FPGA-based low-light image enhancement using Retinex algorithm and coarse-grained reconfigurable architecture.

Advancements in digital imaging and video processing are often challenged by low-light environments, leading to degraded visual quality. This affects critical sectors such as medical imaging, aerospace, and underwater exploration, where uneven lighting can compromise safety and clarity. To enhance image quality in low-light conditions using a computationally efficient system. This paper introduces an FPGA-based system utilizing the Retinex algorithm for low-light image enhancement, implemented on a Coarse-Grained Reconfigurable Architecture (CGRA). The system is designed using Verilog HDL on a Xilinx FPGA, prioritizing hardware optimization to achieve high-quality outputs with minimal latency.
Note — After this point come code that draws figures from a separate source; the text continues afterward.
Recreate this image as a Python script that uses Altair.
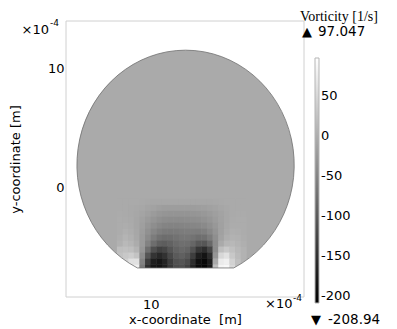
import altair as alt
import numpy as np
import pandas as pd

# ---------------- values ----------------
X_DOMAIN = [2.48, 23.62]          # x-coordinate, units of 1e-4 m
Y_DOMAIN = [-9.24, 13.95]         # y-coordinate, units of 1e-4 m
X_TICKS = [10, 20]
Y_TICKS = [0, 10]
V_MIN, V_MAX = -208.94, 97.047    # vorticity range [1/s]
LEGEND_VALUES = [50, 0, -50, -100, -150, -200]

# computational domain: a disk cut flat at the bottom (units of 1e-4 m)
CENTER_X, CENTER_Y = 13.1, 1.85
RADIUS = 9.65
BOTTOM_Y = -6.8

# vorticity in the bulk of the disk
BASE_VORTICITY = -5

# vorticity read on a 0.5 x 0.5 grid near the flat bottom
GRID_X0 = 7.0      # left edge of first column
GRID_Y_TOP = -1.0  # top edge of first row
GRID_STEP = 0.5
VORT_ROWS = [
    [-5, -5, -5, -5, -6, -7, -8, -8, -9, -9, -9, -9, -9, -9, -9, -8, -8, -7, -6, -5, -5, -5, -5],
    [-5, -5, -6, -7, -9, -12, -15, -18, -20, -21, -21, -21, -21, -20, -19, -18, -16, -13, -10, -7, -5, -5, -5],
    [-4, -5, -6, -9, -12, -17, -23, -28, -30, -31, -31, -31, -31, -30, -29, -27, -23, -18, -13, -9, -5, -4, -4],
    [-3, -4, -5, -10, -16, -23, -30, -36, -40, -41, -41, -41, -40, -39, -37, -34, -29, -22, -15, -9, -4, -3, -3],
    [-2, -1, -4, -10, -18, -29, -39, -46, -51, -52, -52, -51, -49, -48, -47, -43, -36, -27, -16, -7, -3, -2, -3],
    [-2, 2, -1, -9, -21, -35, -48, -58, -63, -64, -63, -60, -59, -59, -60, -57, -46, -31, -16, -5, 1, 0, -3],
    [0, 7, 2, -7, -23, -42, -60, -73, -78, -77, -72, -67, -67, -71, -77, -75, -60, -37, -13, 0, 5, 3, -1],
    [3, 13, 8, -3, -24, -53, -77, -94, -97, -91, -82, -76, -77, -87, -103, -106, -84, -41, -5, 9, 12, 7, 1],
    [19, 21, 19, 7, -29, -77, -113, -131, -125, -107, -91, -84, -89, -111, -143, -155, -125, -41, 19, 31, 21, 12, 5],
    [24, 31, 37, 25, -41, -107, -147, -161, -149, -123, -101, -94, -103, -135, -173, -185, -155, -29, 49, 61, 31, 15, 5],
    [26, 43, 61, 61, -53, -137, -173, -183, -167, -137, -113, -107, -119, -155, -191, -199, -173, -5, 73, 79, 43, 20, 5],
    [29, 49, 73, 79, -65, -155, -183, -187, -173, -143, -119, -115, -131, -167, -197, -203, -179, 19, 85, 89, 49, 22, 5],
]

# ---------------- build tables ----------------
OVERLAP = 0.03  # tiny overlap so neighbouring cells leave no seams
cells = [dict(x=CENTER_X - RADIUS - 0.5, x2=CENTER_X + RADIUS + 0.5,
              y=BOTTOM_Y - 0.5, y2=CENTER_Y + RADIUS + 0.5, v=BASE_VORTICITY)]
for i, row in enumerate(VORT_ROWS):
    top = GRID_Y_TOP - i * GRID_STEP
    for j, val in enumerate(row):
        left = GRID_X0 + j * GRID_STEP
        cells.append(dict(x=left, x2=left + GRID_STEP + OVERLAP,
                          y=top - GRID_STEP - OVERLAP, y2=top, v=val))
cells_df = pd.DataFrame(cells)
center_df = pd.DataFrame({"x": [CENTER_X], "y": [CENTER_Y]})

# ---------------- layout ----------------
W, H = 238, 276
FONT = "DejaVu Sans"
kx = W / (X_DOMAIN[1] - X_DOMAIN[0])
ky = H / (Y_DOMAIN[1] - Y_DOMAIN[0])
S = 100.0  # symbol path unit in px (size = (2*S)^2)
a = RADIUS * kx / S
b = RADIUS * ky / S
c = (CENTER_Y - BOTTOM_Y) * ky / S
h = a * np.sqrt(1 - (c / b) ** 2)
inner = f"M {-h:.4f} {c:.4f} L {h:.4f} {c:.4f} A {a:.4f} {b:.4f} 0 1 0 {-h:.4f} {c:.4f} Z"
mask_path = "M -6 -6 L 6 -6 L 6 6 L -6 6 Z " + inner

xs = alt.Scale(domain=X_DOMAIN, nice=False, zero=False)
ys = alt.Scale(domain=Y_DOMAIN, nice=False, zero=False)
cs = alt.Scale(domain=[V_MIN, V_MAX], range=["black", "white"], interpolate="rgb")

x_axis = alt.Axis(values=X_TICKS, labelExpr="datum.value == 20 ? '' : datum.label",
                  title="x-coordinate\u00a0 [m]", grid=False, domain=False, ticks=False,
                  labelPadding=1, titlePadding=2, labelFontSize=13, titleFontSize=13,
                  labelFont=FONT, titleFont=FONT, titleFontWeight="normal",
                  labelColor="black", titleColor="black")
y_axis = alt.Axis(values=Y_TICKS, title="y-coordinate [m]", grid=False, domain=False,
                  ticks=False, labelPadding=2, labelFontSize=13,
                  titleFontSize=13, labelFont=FONT, titleFont=FONT,
                  titleFontWeight="normal", labelColor="black", titleColor="black",
                  titleX=-51, titleY=H / 2, titleAngle=270, titleAlign="center",
                  titleBaseline="middle")

field = alt.Chart(cells_df).mark_rect().encode(
    x=alt.X("x:Q", scale=xs, axis=x_axis),
    x2="x2:Q",
    y=alt.Y("y:Q", scale=ys, axis=y_axis),
    y2="y2:Q",
    color=alt.Color("v:Q", scale=cs, legend=alt.Legend(
        type="gradient", orient="none", legendX=249, legendY=37, direction="vertical",
        gradientLength=245, gradientThickness=4, values=LEGEND_VALUES, title=None,
        labelFont=FONT, labelFontSize=13, labelColor="black", labelOffset=2,
        labelExpr="'' + datum.value", gradientStrokeColor="#b5b5b5",
        gradientStrokeWidth=1, padding=0)),
)

mask = alt.Chart(center_df).mark_point(
    shape=mask_path, size=(2 * S) ** 2, filled=True, color="white", fill="white",
    strokeWidth=0, opacity=1, clip=True,
).encode(x=alt.X("x:Q", scale=xs, axis=x_axis), y=alt.Y("y:Q", scale=ys, axis=y_axis))

outline = alt.Chart(center_df).mark_point(
    shape=inner, size=(2 * S) ** 2, filled=False, stroke="#707070", strokeWidth=0.8,
    opacity=1,
).encode(x=alt.X("x:Q", scale=xs, axis=x_axis), y=alt.Y("y:Q", scale=ys, axis=y_axis))

frame = alt.Chart(pd.DataFrame({"f": [0]})).mark_rect(
    fill="white", fillOpacity=0, stroke="#d0d0d0", strokeWidth=1,
).encode(x=alt.value(0), x2=alt.value(W), y=alt.value(0), y2=alt.value(H))


def label(text, x, y, size=13, font=FONT, align="left", baseline="middle"):
    return alt.Chart(pd.DataFrame({"t": [text]})).mark_text(
        align=align, baseline=baseline, font=font, fontSize=size, color="black",
    ).encode(x=alt.value(x), y=alt.value(y), text="t:N")


texts = [
    label("×10", -44.5, 9),
    label("-4", -16, 2, size=9),
    label("×10", 199, 283),
    label("-4", 227, 277, size=9),
    label("Vorticity [1/s]", 234, -0.5, size=14, font="Liberation Serif",
          baseline="alphabetic"),
    label("▲", 241, 11, align="center"),
    label("97.047", 252, 11, size=13.5),
    label("▼", 250, 299, align="center"),
    label("-208.94", 262, 299, size=13.5),
]

chart = alt.layer(field, mask, outline, frame, *texts).properties(
    width=W, height=H,
    autosize=alt.AutoSizeParams(type="none"),
    padding={"left": 58, "top": 13, "right": 85, "bottom": 32},
).configure_view(stroke=None)

chart.save("out.html", embed_options={"renderer": "svg", "actions": False})
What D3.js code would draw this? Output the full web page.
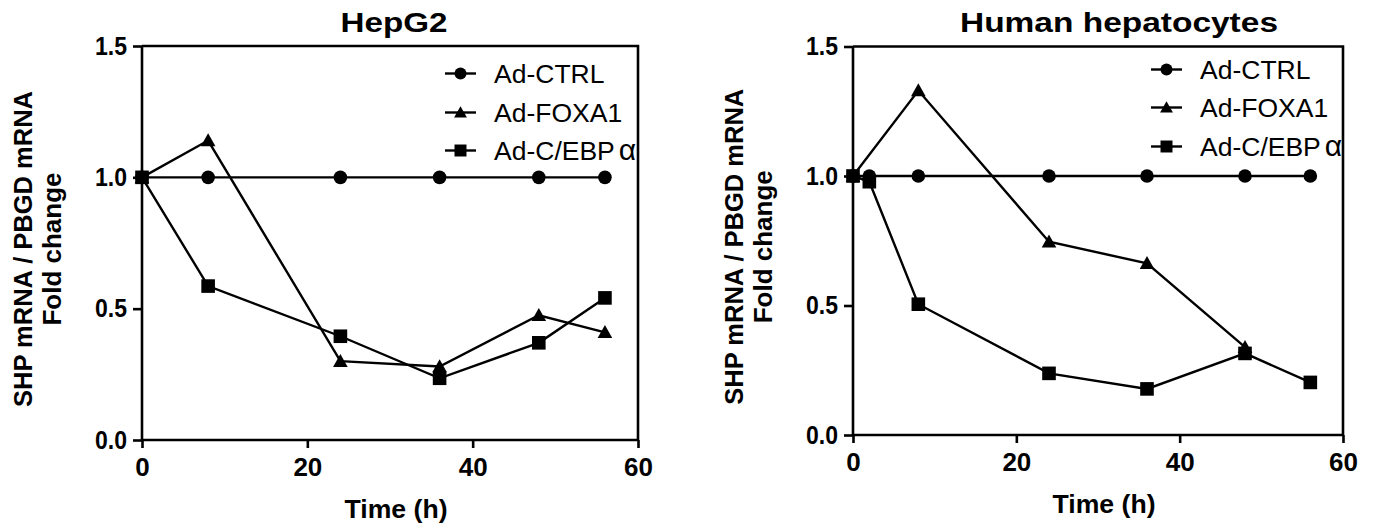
<!DOCTYPE html>
<html><head><meta charset="utf-8">
<script src="https://cdn.jsdelivr.net/npm/d3@7"></script>
<style>
body{margin:0;background:#fff;}
svg{display:block;}
text{font-family:"Liberation Sans",Arial,Helvetica,sans-serif;fill:#000;}
</style>
</head><body>
<svg id="chart" width="1385" height="526"></svg>
<script>
// ---------------- DATA ----------------
const seriesNames = ["Ad-CTRL", "Ad-FOXA1", "Ad-C/EBP"];
const seriesShapes = ["circle", "triangle", "square"];
const xTickValues = [0, 20, 40, 60];
const yTickValues = [0, 0.5, 1.0, 1.5];
const yTickLabels = ["0.0", "0.5", "1.0", "1.5"];

// HepG2
const hepTitle = "HepG2";
const hepCtrlTime = [0, 8, 24, 36, 48, 56];
const hepCtrlVal = [1.0, 1.0, 1.0, 1.0, 1.0, 1.0];
const hepFoxa1Time = [0, 8, 24, 36, 48, 56];
const hepFoxa1Val = [1.0, 1.14, 0.30, 0.28, 0.475, 0.41];
const hepCebpaTime = [0, 8, 24, 36, 48, 56];
const hepCebpaVal = [1.0, 0.586, 0.395, 0.235, 0.37, 0.541];

// Human hepatocytes
const humTitle = "Human hepatocytes";
const humCtrlTime = [0, 2, 8, 24, 36, 48, 56];
const humCtrlVal = [1.0, 1.0, 1.0, 1.0, 1.0, 1.0, 1.0];
const humFoxa1Time = [0, 8, 24, 36, 48];
const humFoxa1Val = [1.0, 1.33, 0.746, 0.663, 0.339];
const humCebpaTime = [0, 2, 8, 24, 36, 48, 56];
const humCebpaVal = [1.0, 0.978, 0.505, 0.238, 0.178, 0.315, 0.203];

const xLabel = "Time (h)";
const yLabel1 = "SHP mRNA / PBGD mRNA";
const yLabel2 = "Fold change";

// ---------------- LAYOUT ----------------
const panels = [
  { title: hepTitle, left: 142, right: 638, bottom: 440, top: 46,
    titleX: 394, titleW: 107, legendX: 445, legendY: [83, 122, 160],
    series: [[hepCtrlTime, hepCtrlVal], [hepFoxa1Time, hepFoxa1Val], [hepCebpaTime, hepCebpaVal]] },
  { title: humTitle, left: 853, right: 1343, bottom: 435, top: 46.5,
    titleX: 1119, titleW: 318, legendX: 1151, legendY: [79, 117, 156],
    series: [[humCtrlTime, humCtrlVal], [humFoxa1Time, humFoxa1Val], [humCebpaTime, humCebpaVal]] }
];

const svg = d3.select("#chart");
const AX_W = 2.6, LINE_W = 2.4;

function drawMarker(g, shape, x, y, s) {
  if (shape === "circle") {
    g.append("circle").attr("cx", x).attr("cy", y).attr("r", 6.8 * s).attr("fill", "#000");
  } else if (shape === "square") {
    const h = 6.8 * s;
    g.append("rect").attr("x", x - h).attr("y", y - h).attr("width", 2 * h).attr("height", 2 * h).attr("fill", "#000");
  } else {
    const w = 7.3 * s, hu = 7.2 * s, hd = 5.8 * s;
    g.append("path").attr("d", `M${x - w},${y + hd}L${x + w},${y + hd}L${x},${y - hu}Z`).attr("fill", "#000");
  }
}

panels.forEach(p => {
  const g = svg.append("g");
  const x = d3.scaleLinear().domain([0, 60]).range([p.left, p.right]);
  const y = d3.scaleLinear().domain([0, 1.5]).range([p.bottom, p.top]);

  // frame (top + right)
  g.append("path").attr("d", `M${p.left},${p.top}H${p.right}V${p.bottom}`)
    .attr("fill", "none").attr("stroke", "#000").attr("stroke-width", AX_W);

  // x axis
  const xa = g.append("g").attr("transform", `translate(0,${p.bottom})`)
    .call(d3.axisBottom(x).tickValues(xTickValues).tickSize(8).tickPadding(10).tickFormat(d3.format("d")));
  // y axis
  const ya = g.append("g").attr("transform", `translate(${p.left},0)`)
    .call(d3.axisLeft(y).tickValues(yTickValues).tickSize(9).tickPadding(6)
      .tickFormat((d, i) => yTickLabels[i]));
  [xa, ya].forEach(a => {
    a.select(".domain").attr("stroke", "#000").attr("stroke-width", AX_W);
    a.selectAll(".tick line").attr("stroke", "#000").attr("stroke-width", AX_W);
    a.selectAll(".tick text").attr("font-size", 26).attr("font-weight", "bold")
      .attr("font-family", '"Liberation Sans",Arial,sans-serif').attr("fill", "#000");
  });
  ya.selectAll(".tick text").attr("textLength", 32).attr("lengthAdjust", "spacingAndGlyphs");
  xa.selectAll(".tick text").attr("dy", "0.71em");
  xa.select(".domain").attr("d", `M${p.left},0H${p.right}`);
  ya.select(".domain").attr("d", `M0,${p.bottom}V${p.top}`);

  // title
  g.append("text").attr("x", p.titleX).attr("y", 32).attr("text-anchor", "middle")
    .attr("font-size", 28).attr("font-weight", "bold")
    .attr("textLength", p.titleW).attr("lengthAdjust", "spacingAndGlyphs").text(p.title);

  // x label
  const cx = (p.left + p.right) / 2 + 6;
  g.append("text").attr("x", cx).attr("y", p.bottom + 78).attr("text-anchor", "middle")
    .attr("font-size", 26).attr("font-weight", "bold")
    .attr("textLength", 103).attr("lengthAdjust", "spacingAndGlyphs").text(xLabel);

  // y label
  const cy = (p.top + p.bottom) / 2 + 6;
  g.append("text").attr("transform", `translate(${p.left - 110},${cy}) rotate(-90)`)
    .attr("text-anchor", "middle").attr("font-size", 26).attr("font-weight", "bold")
    .attr("textLength", 316).attr("lengthAdjust", "spacingAndGlyphs").text(yLabel1);
  g.append("text").attr("transform", `translate(${p.left - 81},${cy}) rotate(-90)`)
    .attr("text-anchor", "middle").attr("font-size", 26).attr("font-weight", "bold").text(yLabel2);

  // series
  const line = d3.line().x(d => x(d[0])).y(d => y(d[1]));
  p.series.forEach((s, si) => {
    const pts = s[0].map((t, i) => [t, s[1][i]]);
    g.append("path").attr("d", line(pts)).attr("fill", "none")
      .attr("stroke", "#000").attr("stroke-width", LINE_W).attr("stroke-linejoin", "miter");
    pts.forEach(d => drawMarker(g, seriesShapes[si], x(d[0]), y(d[1]), 1));
  });

  // legend
  seriesNames.forEach((name, i) => {
    const ly = p.legendY[i] - 9.5;
    g.append("line").attr("x1", p.legendX).attr("x2", p.legendX + 31).attr("y1", ly).attr("y2", ly)
      .attr("stroke", "#000").attr("stroke-width", LINE_W);
    drawMarker(g, seriesShapes[i], p.legendX + 15.5, ly, 0.88);
    const t = g.append("text").attr("x", p.legendX + 49).attr("y", p.legendY[i])
      .attr("font-size", 26.5).text(name);
    if (i === 2) t.append("tspan").attr("dx", 4).attr("font-size", 30).text("α");
  });
});
</script>
</body></html>
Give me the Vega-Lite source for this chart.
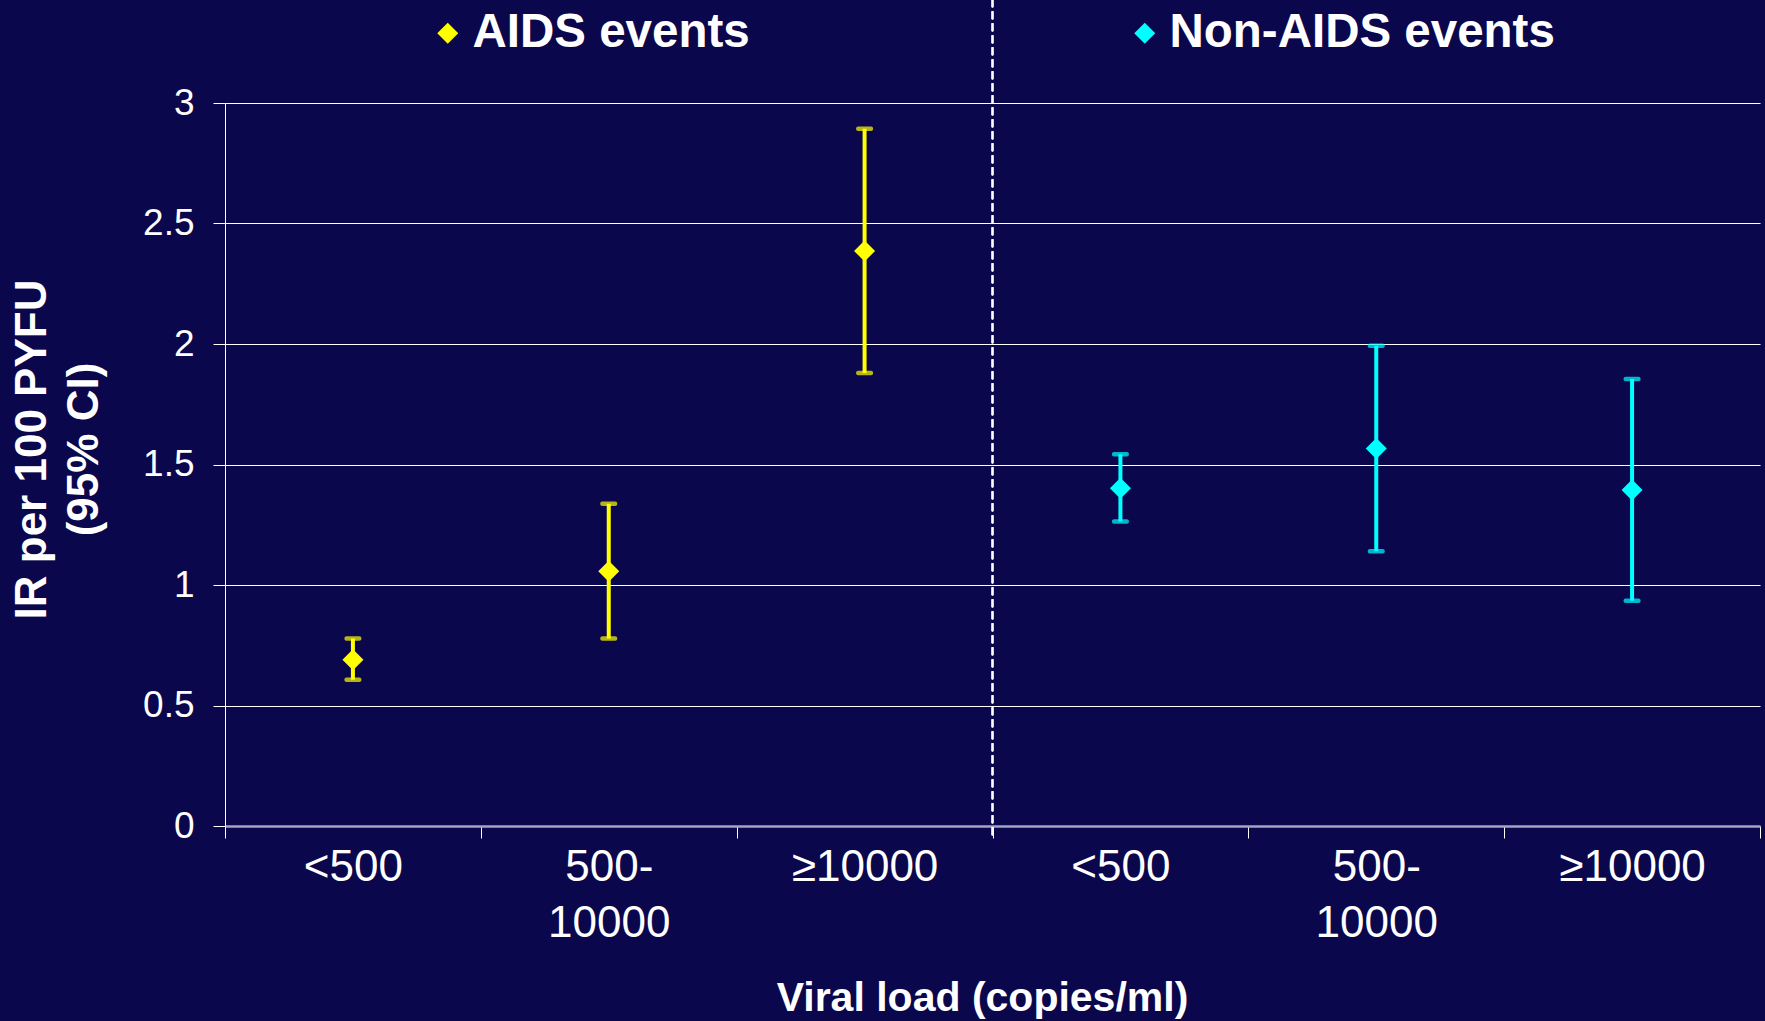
{
  "$schema": "https://vega.github.io/schema/vega-lite/v6.json",
  "width": 1535,
  "height": 723,
  "autosize": {"type": "none"},
  "padding": {"left": 225, "top": 103, "right": 5, "bottom": 195},
  "background": "#0B074D",
  "config": {
    "font": "Liberation Sans",
    "view": {"stroke": null},
    "axis": {"labelColor": "#FFFFFF", "titleColor": "#FFFFFF", "labelFont": "Liberation Sans", "titleFont": "Liberation Sans"}
  },
  "data": {
    "values": [
      {"key": "a1", "vl": "<500", "group": "AIDS events", "ir": 0.69, "lo": 0.607, "hi": 0.778},
      {"key": "a2", "vl": "500-10000", "group": "AIDS events", "ir": 1.057, "lo": 0.778, "hi": 1.337},
      {"key": "a3", "vl": "≥10000", "group": "AIDS events", "ir": 2.386, "lo": 1.88, "hi": 2.893},
      {"key": "n1", "vl": "<500", "group": "Non-AIDS events", "ir": 1.401, "lo": 1.263, "hi": 1.543},
      {"key": "n2", "vl": "500-10000", "group": "Non-AIDS events", "ir": 1.566, "lo": 1.14, "hi": 1.993},
      {"key": "n3", "vl": "≥10000", "group": "Non-AIDS events", "ir": 1.394, "lo": 0.935, "hi": 1.855}
    ]
  },
  "encoding": {
    "x": {
      "field": "key",
      "type": "nominal",
      "sort": null,
      "scale": {"domain": ["a1", "a2", "a3", "n1", "n2", "n3"], "paddingInner": 0, "paddingOuter": 0},
      "axis": {
        "title": "Viral load (copies/ml)",
        "titleFontSize": 41,
        "titleFontWeight": "bold",
        "titleX": 757,
        "titleY": 184,
        "titleBaseline": "alphabetic",
        "titleAlign": "center",
        "labelExpr": "indexof(['a1','a2','a3','n1','n2','n3'], datum.value) < 0 ? '' : substring(datum.value,1,2)=='1' ? '<500' : substring(datum.value,1,2)=='2' ? ['500-','10000'] : substring(datum.value,1,2)=='3' ? '≥10000' : ''",
        "labelAngle": 0,
        "labelFontSize": 44,
        "labelBaseline": "top",
        "labelPadding": 7,
        "labelLineHeight": 56,
        "tickBand": "extent",
        "tickSize": 12,
        "tickColor": "#FFFFFF",
        "tickWidth": 1,
        "domainColor": "#A6A4C4",
        "domainWidth": 2.5,
        "grid": false
      }
    },
    "color": {
      "field": "group",
      "type": "nominal",
      "scale": {"domain": ["AIDS events", "Non-AIDS events"], "range": ["#FFFF00", "#00FFFF"]},
      "legend": {
        "title": null,
        "orient": "none",
        "direction": "horizontal",
        "legendX": 199,
        "legendY": -94,
        "symbolType": "diamond",
        "symbolSize": 441,
        "symbolOpacity": 1,
        "symbolStrokeWidth": 0,
        "labelFontSize": 47.5,
        "labelFontWeight": "bold",
        "labelColor": "#FFFFFF",
        "labelFont": "Liberation Sans",
        "labelOffset": 1,
        "columnPadding": 371,
        "labelLimit": 600
      }
    }
  },
  "layer": [
    {
      "mark": {"type": "rule", "strokeDash": [8, 4], "strokeWidth": 1.5, "color": "#FFFFFF", "clip": false},
      "encoding": {
        "x": {"datum": "n1", "bandPosition": 0},
        "y": {"datum": 3.43},
        "y2": {"datum": -0.05},
        "color": {"value": "#FFFFFF"}
      }
    },
    {
      "mark": {"type": "rule", "strokeWidth": 4},
      "encoding": {
        "y": {
          "field": "lo",
          "type": "quantitative",
          "scale": {"domain": [0, 3], "nice": false},
          "axis": {
            "title": ["IR per 100 PYFU", "(95% CI)"],
            "titleFontSize": 44,
            "titleFontWeight": "bold",
            "titleLineHeight": 52,
            "titleAngle": -90,
            "titleX": -193,
            "titleY": 346,
            "titleAlign": "center",
            "titleBaseline": "middle",
            "values": [0, 0.5, 1, 1.5, 2, 2.5, 3],
            "labelExpr": "datum.value",
            "labelFontSize": 37,
            "labelPadding": 19,
            "tickSize": 12,
            "tickColor": "#FFFFFF",
            "domainColor": "#FFFFFF",
            "domainWidth": 1,
            "grid": true,
            "gridColor": "#FFFFFF",
            "gridWidth": 1.2
          }
        },
        "y2": {"field": "hi"}
      }
    },
    {
      "mark": {"type": "tick", "thickness": 4.5, "size": 17, "cornerRadius": 2},
      "encoding": {
        "y": {"field": "lo", "type": "quantitative"}
      }
    },
    {
      "mark": {"type": "tick", "thickness": 4.5, "size": 17, "cornerRadius": 2},
      "encoding": {
        "y": {"field": "hi", "type": "quantitative"}
      }
    },
    {
      "mark": {"type": "point", "shape": "diamond", "filled": true, "size": 441, "opacity": 1},
      "encoding": {
        "y": {"field": "ir", "type": "quantitative"}
      }
    }
  ]
}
The system achieves a processing rate of 60 frames per second (fps) for images with a resolution of 720 × 576. Quantitative evaluations show a Peak Signal-to-Noise Ratio (PSNR) improvement to 43.18 dB, a Structural Similarity Index (SSIM) of 0.92, and a Mean Squared Error (MSE) reduction, demonstrating significant enhancements in image quality. The design also achieves a low power consumption of 0.186 W and efficient resource utilization, with only 2.2% of Slice LUTs and Slice Registers used. The FPGA-based system demonstrates significant improvements in image quality with high computational efficiency, proving beneficial for critical applications in various sectors.